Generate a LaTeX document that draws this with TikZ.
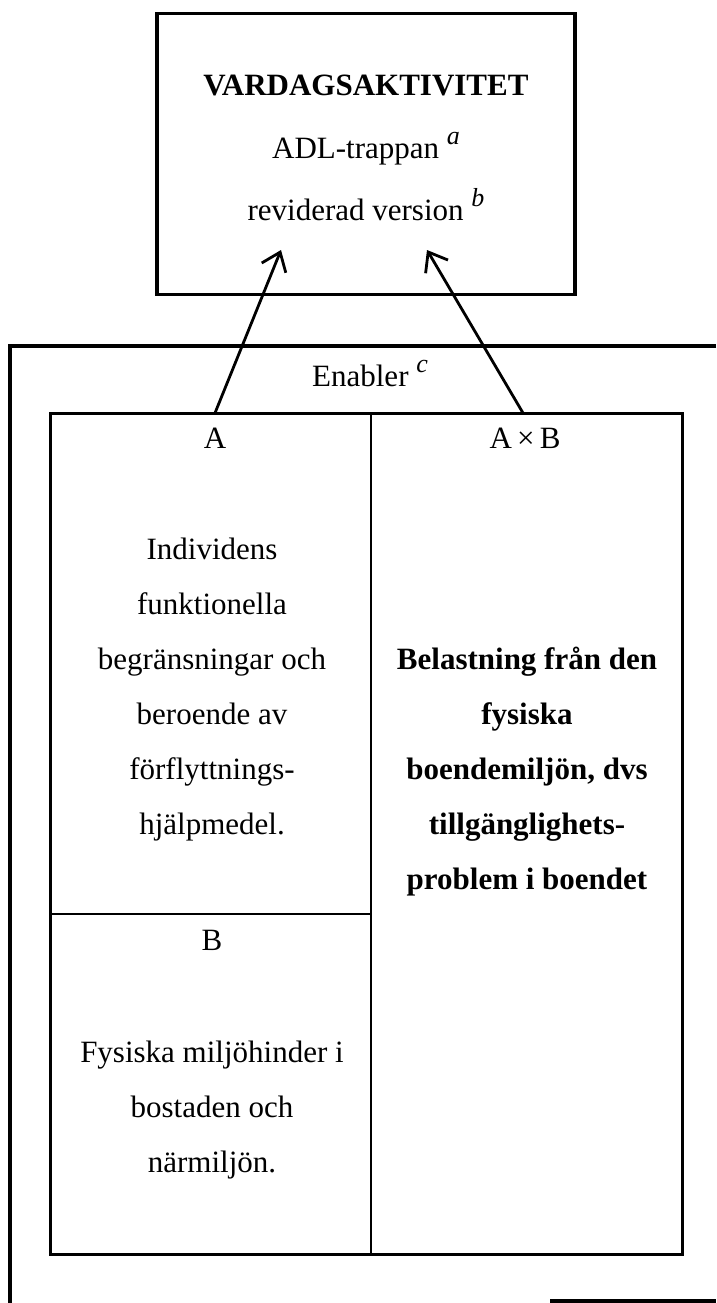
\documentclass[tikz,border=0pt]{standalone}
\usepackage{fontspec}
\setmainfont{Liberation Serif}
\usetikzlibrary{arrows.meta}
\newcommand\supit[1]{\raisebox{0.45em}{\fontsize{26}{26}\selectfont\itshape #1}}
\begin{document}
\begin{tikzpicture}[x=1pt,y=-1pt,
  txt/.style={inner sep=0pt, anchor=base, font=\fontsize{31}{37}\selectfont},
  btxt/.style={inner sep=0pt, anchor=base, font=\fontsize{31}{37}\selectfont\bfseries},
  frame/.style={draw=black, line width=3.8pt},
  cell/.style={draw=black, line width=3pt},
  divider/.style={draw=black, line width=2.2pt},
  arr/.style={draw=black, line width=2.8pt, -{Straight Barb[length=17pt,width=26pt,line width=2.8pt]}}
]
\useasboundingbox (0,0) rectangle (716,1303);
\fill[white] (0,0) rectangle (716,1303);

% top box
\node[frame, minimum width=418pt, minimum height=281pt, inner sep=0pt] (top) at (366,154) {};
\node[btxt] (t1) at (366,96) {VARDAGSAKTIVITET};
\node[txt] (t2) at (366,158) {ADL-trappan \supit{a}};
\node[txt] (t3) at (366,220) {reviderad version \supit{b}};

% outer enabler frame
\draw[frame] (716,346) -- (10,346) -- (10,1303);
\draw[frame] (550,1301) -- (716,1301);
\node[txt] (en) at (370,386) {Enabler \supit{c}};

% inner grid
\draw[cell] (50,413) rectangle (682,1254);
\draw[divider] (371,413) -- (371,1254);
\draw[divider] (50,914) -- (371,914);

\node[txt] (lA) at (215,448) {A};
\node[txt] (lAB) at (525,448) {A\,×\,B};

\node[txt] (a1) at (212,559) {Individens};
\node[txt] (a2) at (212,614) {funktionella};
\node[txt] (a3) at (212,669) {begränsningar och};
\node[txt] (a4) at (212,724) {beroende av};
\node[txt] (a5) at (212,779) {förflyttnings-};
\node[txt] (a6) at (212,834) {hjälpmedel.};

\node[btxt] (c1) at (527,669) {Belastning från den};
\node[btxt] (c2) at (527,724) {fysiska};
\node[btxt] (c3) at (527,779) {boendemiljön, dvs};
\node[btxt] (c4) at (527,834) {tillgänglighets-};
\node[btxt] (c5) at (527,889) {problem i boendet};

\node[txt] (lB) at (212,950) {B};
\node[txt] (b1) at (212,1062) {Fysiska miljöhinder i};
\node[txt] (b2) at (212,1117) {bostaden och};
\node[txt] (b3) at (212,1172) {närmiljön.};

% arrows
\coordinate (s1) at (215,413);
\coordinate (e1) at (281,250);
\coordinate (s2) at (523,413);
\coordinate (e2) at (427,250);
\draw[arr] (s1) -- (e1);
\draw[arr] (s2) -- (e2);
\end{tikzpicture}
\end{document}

· · · · · · ·

Starting with the first line of the data above and ending with the line containing "(en) at (370,386)", please restate every line exactly, leaving images out.

Generate a LaTeX document that draws this with TikZ.
\documentclass[tikz,border=0pt]{standalone}
\usepackage{fontspec}
\setmainfont{Liberation Serif}
\usetikzlibrary{arrows.meta}
\newcommand\supit[1]{\raisebox{0.45em}{\fontsize{26}{26}\selectfont\itshape #1}}
\begin{document}
\begin{tikzpicture}[x=1pt,y=-1pt,
  txt/.style={inner sep=0pt, anchor=base, font=\fontsize{31}{37}\selectfont},
  btxt/.style={inner sep=0pt, anchor=base, font=\fontsize{31}{37}\selectfont\bfseries},
  frame/.style={draw=black, line width=3.8pt},
  cell/.style={draw=black, line width=3pt},
  divider/.style={draw=black, line width=2.2pt},
  arr/.style={draw=black, line width=2.8pt, -{Straight Barb[length=17pt,width=26pt,line width=2.8pt]}}
]
\useasboundingbox (0,0) rectangle (716,1303);
\fill[white] (0,0) rectangle (716,1303);

% top box
\node[frame, minimum width=418pt, minimum height=281pt, inner sep=0pt] (top) at (366,154) {};
\node[btxt] (t1) at (366,96) {VARDAGSAKTIVITET};
\node[txt] (t2) at (366,158) {ADL-trappan \supit{a}};
\node[txt] (t3) at (366,220) {reviderad version \supit{b}};

% outer enabler frame
\draw[frame] (716,346) -- (10,346) -- (10,1303);
\draw[frame] (550,1301) -- (716,1301);
\node[txt] (en) at (370,386) {Enabler \supit{c}};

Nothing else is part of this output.